Winners and Losers? Wow, did I miss the mark…

I recently wrote an article, “Winners and Losers. The intellectual cost of labels”, in which I attempted to make the point that “labels” are dangerous to our intellectual development.  I received some interesting responses:

  1. “This is a very Liberal article” and “if everyone is being told that being second is of no consequence, why would they ever strive to be first?”.  She makes a few further points, “Growth depends on our ability to want to become more” and “I think it’s sad that kids are not allowed to “fail”. How will they ever feel the thrill of winning?” (The above quotes are a few of the many points that were made)
  2. Another reader commented that “I didn’t like being the last picked to play in sports”
  3. A reader stated that she liked the statement “Most successful people lose more times than they win” which she found helpful in lifting her morale during a challenging career event.  She further adds “Although I do want my kids to realize and understand winning and losing, it doesn’t have to be in those exact terms”  She further says that “kids who lose a game or something, don’t need to be punished when the winners are taken out for ice cream.  Losing isn’t a bad thing, because so much growth can come from it!”
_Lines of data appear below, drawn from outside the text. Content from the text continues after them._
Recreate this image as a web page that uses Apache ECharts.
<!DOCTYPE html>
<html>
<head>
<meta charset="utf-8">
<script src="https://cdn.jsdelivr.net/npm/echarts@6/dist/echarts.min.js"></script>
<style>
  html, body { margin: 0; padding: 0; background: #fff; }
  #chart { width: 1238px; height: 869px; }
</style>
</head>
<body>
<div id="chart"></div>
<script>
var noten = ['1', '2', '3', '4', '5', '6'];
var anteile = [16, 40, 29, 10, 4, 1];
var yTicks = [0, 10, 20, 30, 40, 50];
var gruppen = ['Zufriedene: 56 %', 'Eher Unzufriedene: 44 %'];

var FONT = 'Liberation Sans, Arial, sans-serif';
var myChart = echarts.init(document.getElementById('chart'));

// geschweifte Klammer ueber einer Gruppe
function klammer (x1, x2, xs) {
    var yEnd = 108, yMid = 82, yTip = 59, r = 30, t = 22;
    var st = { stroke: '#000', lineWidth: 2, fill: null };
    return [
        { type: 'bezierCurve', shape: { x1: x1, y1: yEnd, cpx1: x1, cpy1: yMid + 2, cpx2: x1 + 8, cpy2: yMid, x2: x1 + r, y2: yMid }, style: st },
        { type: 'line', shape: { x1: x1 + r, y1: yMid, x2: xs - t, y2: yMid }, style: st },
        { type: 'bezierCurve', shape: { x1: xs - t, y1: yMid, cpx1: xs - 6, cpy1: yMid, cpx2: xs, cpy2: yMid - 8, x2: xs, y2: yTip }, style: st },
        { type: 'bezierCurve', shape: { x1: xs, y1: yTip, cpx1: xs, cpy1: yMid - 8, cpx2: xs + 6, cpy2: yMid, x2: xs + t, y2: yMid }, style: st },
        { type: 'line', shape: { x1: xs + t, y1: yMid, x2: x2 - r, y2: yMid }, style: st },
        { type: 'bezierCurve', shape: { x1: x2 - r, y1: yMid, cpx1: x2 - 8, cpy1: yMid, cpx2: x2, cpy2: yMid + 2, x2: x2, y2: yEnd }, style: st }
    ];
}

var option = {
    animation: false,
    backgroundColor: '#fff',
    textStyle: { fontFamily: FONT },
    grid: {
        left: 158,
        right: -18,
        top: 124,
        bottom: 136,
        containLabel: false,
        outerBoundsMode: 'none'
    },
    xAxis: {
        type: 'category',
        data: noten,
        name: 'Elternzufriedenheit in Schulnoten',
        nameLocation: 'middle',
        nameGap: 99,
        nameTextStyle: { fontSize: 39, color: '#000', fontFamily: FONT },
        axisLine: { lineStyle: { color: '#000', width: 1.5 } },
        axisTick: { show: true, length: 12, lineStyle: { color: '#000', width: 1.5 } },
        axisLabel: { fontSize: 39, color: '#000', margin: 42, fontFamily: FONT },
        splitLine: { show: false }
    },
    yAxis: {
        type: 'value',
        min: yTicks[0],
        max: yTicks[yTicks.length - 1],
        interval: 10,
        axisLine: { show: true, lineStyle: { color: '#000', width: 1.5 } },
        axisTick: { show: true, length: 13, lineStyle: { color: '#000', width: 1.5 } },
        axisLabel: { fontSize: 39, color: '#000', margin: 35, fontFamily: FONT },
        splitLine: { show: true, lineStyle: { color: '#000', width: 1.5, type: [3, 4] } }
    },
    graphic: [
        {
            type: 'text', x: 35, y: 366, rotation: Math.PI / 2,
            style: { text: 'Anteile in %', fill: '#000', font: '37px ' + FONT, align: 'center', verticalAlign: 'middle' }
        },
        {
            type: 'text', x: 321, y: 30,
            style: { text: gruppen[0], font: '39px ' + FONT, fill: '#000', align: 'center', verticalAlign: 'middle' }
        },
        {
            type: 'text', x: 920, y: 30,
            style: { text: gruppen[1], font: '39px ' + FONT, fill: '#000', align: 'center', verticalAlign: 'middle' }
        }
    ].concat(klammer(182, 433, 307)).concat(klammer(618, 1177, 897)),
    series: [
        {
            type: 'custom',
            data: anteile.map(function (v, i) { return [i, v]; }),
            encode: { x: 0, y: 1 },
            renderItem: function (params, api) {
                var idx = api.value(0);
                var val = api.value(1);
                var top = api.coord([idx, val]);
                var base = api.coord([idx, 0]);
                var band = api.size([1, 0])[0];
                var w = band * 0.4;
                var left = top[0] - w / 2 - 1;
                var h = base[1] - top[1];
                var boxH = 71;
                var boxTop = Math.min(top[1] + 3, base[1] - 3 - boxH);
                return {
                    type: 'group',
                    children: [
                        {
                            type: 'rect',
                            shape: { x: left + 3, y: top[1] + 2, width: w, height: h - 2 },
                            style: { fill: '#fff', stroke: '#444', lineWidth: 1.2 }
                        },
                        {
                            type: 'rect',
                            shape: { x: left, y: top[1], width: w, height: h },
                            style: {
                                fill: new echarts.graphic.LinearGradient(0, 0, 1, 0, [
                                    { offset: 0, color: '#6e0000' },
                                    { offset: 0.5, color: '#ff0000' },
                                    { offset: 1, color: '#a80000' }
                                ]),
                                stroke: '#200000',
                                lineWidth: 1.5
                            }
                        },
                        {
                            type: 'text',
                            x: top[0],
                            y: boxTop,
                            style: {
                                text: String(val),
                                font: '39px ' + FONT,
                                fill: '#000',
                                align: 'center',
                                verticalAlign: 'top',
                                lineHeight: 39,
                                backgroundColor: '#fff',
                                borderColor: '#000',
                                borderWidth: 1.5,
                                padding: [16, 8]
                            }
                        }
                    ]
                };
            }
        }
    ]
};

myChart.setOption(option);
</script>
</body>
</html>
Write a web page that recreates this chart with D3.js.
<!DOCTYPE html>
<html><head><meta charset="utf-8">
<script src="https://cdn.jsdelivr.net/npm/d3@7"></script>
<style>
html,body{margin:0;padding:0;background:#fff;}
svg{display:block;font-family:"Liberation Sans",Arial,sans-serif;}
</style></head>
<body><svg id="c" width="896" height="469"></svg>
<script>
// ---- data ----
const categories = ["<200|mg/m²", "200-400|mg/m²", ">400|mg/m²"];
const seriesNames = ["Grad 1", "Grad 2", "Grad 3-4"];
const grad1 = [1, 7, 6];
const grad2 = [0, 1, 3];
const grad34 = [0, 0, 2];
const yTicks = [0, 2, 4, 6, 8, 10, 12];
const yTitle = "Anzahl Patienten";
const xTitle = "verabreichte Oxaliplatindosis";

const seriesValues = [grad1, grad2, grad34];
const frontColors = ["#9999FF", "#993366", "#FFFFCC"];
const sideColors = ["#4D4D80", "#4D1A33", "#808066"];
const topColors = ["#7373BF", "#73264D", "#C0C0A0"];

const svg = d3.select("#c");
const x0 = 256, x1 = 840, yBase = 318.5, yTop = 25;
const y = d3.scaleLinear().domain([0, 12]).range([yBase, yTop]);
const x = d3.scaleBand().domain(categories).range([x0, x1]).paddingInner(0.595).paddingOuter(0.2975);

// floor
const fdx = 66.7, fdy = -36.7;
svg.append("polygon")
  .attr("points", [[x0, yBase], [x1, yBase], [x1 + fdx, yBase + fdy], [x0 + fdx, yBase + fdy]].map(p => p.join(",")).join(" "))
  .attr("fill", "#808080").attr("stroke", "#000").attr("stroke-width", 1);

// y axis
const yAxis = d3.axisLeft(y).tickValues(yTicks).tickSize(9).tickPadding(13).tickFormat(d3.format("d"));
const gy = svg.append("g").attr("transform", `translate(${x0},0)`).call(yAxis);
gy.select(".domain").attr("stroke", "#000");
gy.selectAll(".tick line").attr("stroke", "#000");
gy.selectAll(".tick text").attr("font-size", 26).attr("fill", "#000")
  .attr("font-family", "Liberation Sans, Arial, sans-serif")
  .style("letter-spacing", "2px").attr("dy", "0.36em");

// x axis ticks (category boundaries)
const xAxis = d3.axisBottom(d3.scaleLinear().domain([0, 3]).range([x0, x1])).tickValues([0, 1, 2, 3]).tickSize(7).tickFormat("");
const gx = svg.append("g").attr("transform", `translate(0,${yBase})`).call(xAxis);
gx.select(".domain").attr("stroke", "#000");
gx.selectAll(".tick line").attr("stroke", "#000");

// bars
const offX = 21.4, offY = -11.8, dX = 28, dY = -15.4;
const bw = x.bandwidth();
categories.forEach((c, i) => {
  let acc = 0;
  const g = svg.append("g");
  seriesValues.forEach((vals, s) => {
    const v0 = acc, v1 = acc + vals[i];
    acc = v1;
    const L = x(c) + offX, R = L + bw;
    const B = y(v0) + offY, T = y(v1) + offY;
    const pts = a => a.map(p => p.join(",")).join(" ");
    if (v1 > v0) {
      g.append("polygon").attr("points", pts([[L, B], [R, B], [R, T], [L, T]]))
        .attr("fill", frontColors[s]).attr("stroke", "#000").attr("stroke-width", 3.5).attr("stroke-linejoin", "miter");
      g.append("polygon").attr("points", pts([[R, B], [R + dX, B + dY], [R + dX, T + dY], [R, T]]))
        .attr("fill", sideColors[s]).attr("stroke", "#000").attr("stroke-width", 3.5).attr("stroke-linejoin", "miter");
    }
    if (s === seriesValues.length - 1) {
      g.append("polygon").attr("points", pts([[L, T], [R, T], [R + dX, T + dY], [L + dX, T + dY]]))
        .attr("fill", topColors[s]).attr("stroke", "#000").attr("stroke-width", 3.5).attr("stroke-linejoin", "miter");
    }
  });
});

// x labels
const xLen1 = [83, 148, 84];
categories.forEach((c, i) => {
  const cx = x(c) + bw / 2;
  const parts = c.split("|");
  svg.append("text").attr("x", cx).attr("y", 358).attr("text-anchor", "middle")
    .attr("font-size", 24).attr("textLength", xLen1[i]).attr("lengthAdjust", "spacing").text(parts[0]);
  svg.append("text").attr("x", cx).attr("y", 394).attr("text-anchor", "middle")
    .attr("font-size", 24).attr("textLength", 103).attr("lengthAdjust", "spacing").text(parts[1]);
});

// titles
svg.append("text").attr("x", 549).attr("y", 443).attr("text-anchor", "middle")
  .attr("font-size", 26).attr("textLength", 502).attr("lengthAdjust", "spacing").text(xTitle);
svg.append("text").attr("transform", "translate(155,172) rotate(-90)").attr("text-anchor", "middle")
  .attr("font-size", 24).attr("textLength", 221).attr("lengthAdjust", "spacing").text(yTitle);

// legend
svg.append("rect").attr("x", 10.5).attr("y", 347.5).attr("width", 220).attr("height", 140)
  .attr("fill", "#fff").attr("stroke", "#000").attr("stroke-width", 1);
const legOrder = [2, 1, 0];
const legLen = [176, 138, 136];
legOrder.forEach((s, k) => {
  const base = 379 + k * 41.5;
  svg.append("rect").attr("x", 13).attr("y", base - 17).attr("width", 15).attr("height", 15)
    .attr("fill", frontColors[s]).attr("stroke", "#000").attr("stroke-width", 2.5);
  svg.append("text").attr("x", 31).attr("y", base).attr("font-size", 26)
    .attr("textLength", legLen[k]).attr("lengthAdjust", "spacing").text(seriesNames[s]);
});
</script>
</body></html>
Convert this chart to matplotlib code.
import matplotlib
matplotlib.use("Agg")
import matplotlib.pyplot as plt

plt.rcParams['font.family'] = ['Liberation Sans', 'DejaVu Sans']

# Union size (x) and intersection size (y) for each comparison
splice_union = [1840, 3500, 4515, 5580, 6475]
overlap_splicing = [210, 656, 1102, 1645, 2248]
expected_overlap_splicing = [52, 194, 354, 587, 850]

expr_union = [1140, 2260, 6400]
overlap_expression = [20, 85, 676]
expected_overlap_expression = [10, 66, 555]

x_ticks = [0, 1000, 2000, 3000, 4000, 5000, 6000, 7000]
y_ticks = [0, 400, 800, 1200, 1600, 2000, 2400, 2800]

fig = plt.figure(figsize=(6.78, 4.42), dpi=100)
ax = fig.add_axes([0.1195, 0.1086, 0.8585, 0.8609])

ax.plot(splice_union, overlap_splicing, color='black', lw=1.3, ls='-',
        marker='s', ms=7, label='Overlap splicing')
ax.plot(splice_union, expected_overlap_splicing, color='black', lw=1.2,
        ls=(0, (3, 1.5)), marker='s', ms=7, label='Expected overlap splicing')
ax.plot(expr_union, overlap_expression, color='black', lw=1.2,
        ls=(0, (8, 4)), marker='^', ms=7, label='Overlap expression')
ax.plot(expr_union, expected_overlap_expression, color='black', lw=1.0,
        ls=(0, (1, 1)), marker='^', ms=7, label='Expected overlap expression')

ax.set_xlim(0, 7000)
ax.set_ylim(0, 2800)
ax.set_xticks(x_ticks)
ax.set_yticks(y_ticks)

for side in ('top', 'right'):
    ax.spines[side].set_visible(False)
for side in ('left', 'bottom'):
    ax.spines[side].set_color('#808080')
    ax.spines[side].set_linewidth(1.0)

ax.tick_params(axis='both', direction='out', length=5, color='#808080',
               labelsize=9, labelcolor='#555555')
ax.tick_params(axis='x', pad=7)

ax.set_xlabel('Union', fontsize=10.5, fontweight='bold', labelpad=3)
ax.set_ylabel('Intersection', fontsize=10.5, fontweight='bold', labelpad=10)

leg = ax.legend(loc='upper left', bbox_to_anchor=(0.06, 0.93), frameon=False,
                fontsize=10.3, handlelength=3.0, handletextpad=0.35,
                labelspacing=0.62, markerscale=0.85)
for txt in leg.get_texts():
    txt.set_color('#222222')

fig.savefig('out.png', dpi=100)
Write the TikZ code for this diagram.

I am both thrilled and thankful for the opinions.  However, I’m afraid that the point that I was trying to make was missed.  I genuinely hope this helps to clarify my intended position.

I don’t like labels, whatever they are. I chose winners/losers as the article’s primary focus but it could just as easily have been crazy/sane, smart/stupid or kind/cruel.  It really doesn’t matter as the thought that I was attempting to communicate was that once we label someone and no one asks “why’, we’re done.  The label sticks and the brain stops.

Instead of defining ourselves with labels, we should be trying to learn “the why”. Why did I win, why did I lose, why are others calling that kid stupid, cruel or crazy?  Thomas Edison scored a “win” because he made the light bulb; ok, I get that, but he’s bigger than that term. It should be, “tell me about the WAY in which Thomas Edison made the light bulb, including both his successes and failures”.  And after the soccer game; “I know that I won/lost, but talk to me about “why” I won or lost. Either conversation improves me!”

My point is:  Don’t label me or someone else and then move on, TEACH ME “THE WHY” SO THAT I CAN THEN LEARN.  Why did I win?, why are you calling him cruel or stupid?  STOP LABELING AND START EXPLAINING.  It’s easy to label someone as this or that, but to have to explain it, especially to a child… It is at this humbling moment that we may actually, finally start to grow.